# L'immorale II parte



## Minerva (2 Settembre 2011)

Il Diario dal carcere di Schiele, prezioso nel lasciar scoprire l'aura romantica del suo essere artista,  

viene pubblicato oggi da Skira in occasione della mostra "Schiele e il suo tempo", ospitata a Palazzo Reale dal 24 febbraio al 6 giugno sotto la cura di Rudolf Leopold, direttore artistico del Leopold Museum di Vienna, e Franz Smola, conservatore dell'istituzione austriaca (di cui Skira cura anche il catalogo). Una sorta di appendice straordinaria che arricchisce il percorso di conoscenza ravvicinata del grande e controverso artista austriaco (1890-1918) traghettatore impietoso e suggestivo dell'estetica secessionista nell'eresia figurativa espressionista, morto giovanissimo a ventotto anni sfinito dalla febbre spagnola, tre giorni dopo lo moglie Edith al sesto mese di gravidanza. 

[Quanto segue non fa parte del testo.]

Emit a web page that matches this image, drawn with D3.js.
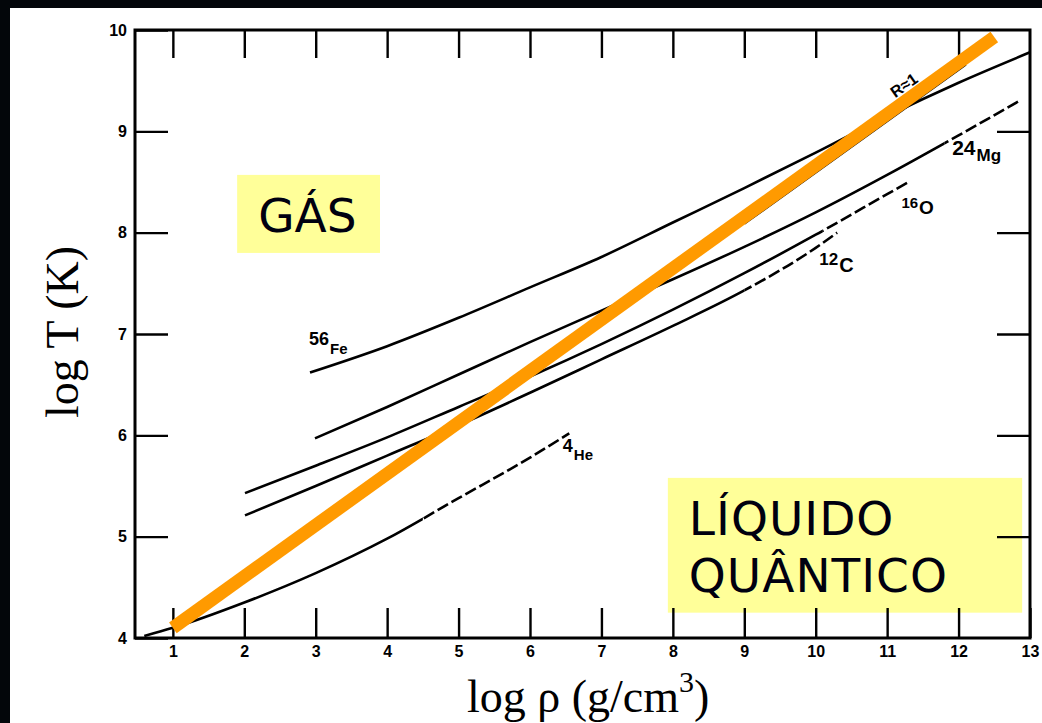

A raccontarlo, i quaranta lavori tra dipinti, acquerelli (tecnica superba per lui) e disegni che ne illustrano la parabola artistica accanto ad una selezione di opere di Gustav Klimt (1862-1918) patriarca e maestro indiscusso della secessione viennese, decorativo fino al midollo osseo, che canta la donna come icona da idolatrare, e Oskar Kokoschka (1886-1980) coetaneo di Schiele passionale e iconoclasta, oltre ai vari Gerstl e Moser, per documentare la trasformazione monumentale delle avanguardie dall'Art Nouveau all'espressionismo appunto in una Vienna all'alba del Novecento, che vede la nascita della psicanalisi freudiana, che fa da sfondo ai malinconici destini intrecciati da Schnitzler o da Musil, e che stimola le rivoluzionarie sinfonie di Schonberg


----------